ReDigi's Reselling of Digital Music Violates Copyrights: Court

By Andrew Lu on April 03, 2013 | Last updated on March 21, 2019

In a major music download lawsuit, Capitol Records has won a ruling against ReDigi Inc. claiming ReDigi violated the company's digital music copyrights.

A federal judge in New York found that ReDigi was not allowed to let users buy and sell "used" digital music files on its website, reports Reuters. These songs had originally been purchased through Apple's iTunes.

The lawsuit is significant, as several companies have been making headway in creating a marketplace for used and unwanted digital works like music and ebooks. This is similar to how second-hand record and book stores resell used physical copies of records and books, but with one critical difference.

ReDigi was formed in 2011 and branded itself as "the world's first pre-owned digital marketplace." On its website, users could trade used music tracks at a fraction of the cost after buying them legitimately through Apple's iTunes, reports Reuters. ReDigi made money by charging a commission on each sale.

In its lawsuit, Capitol complained that ReDigi violated its copyrights by operating its online store and allowing the unauthorized reproduction and distribution of its music.

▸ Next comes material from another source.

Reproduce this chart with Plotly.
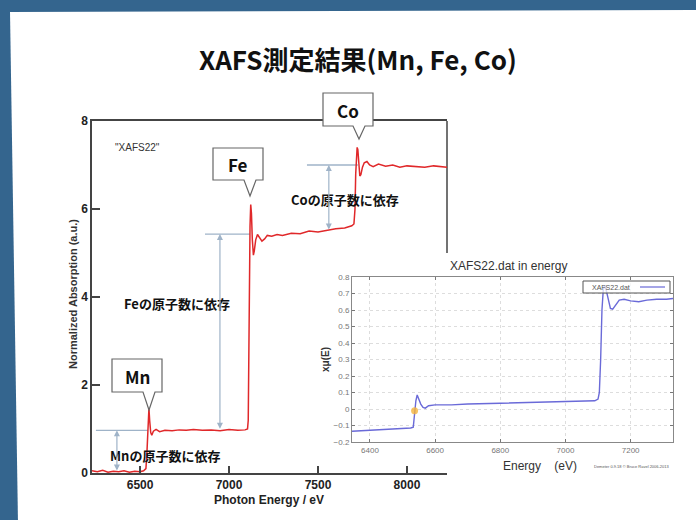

The federal judge ruled for Capitol, and found that ReDigi infringed on Capitol's rights by reproducing the songs in its sales.

To conduct a transaction, ReDigi reportedly had to create a "new phonorecord" to give to the buyer. At the same time, ReDigi destroyed the old phonorecord.

The court held that ReDigi's creation of a new phonorecord distinguished it from physical resale marketplaces like used bookstores. ReDigi could not simply pass on the exact same digital recording to the buyer, and by making the reproduction, it violated Capitol's reproduction rights.

The effect of the ruling may be that operators of digital re-sale marketplaces will have to obtain the approval of copyright holders before they can conduct business. So if ReDigi wants to allow the sale of a Katy Perry single, it would have to get Capitol's permission first, according to the court's ruling.

Lawyers for ReDigi, however, say they plan to appeal.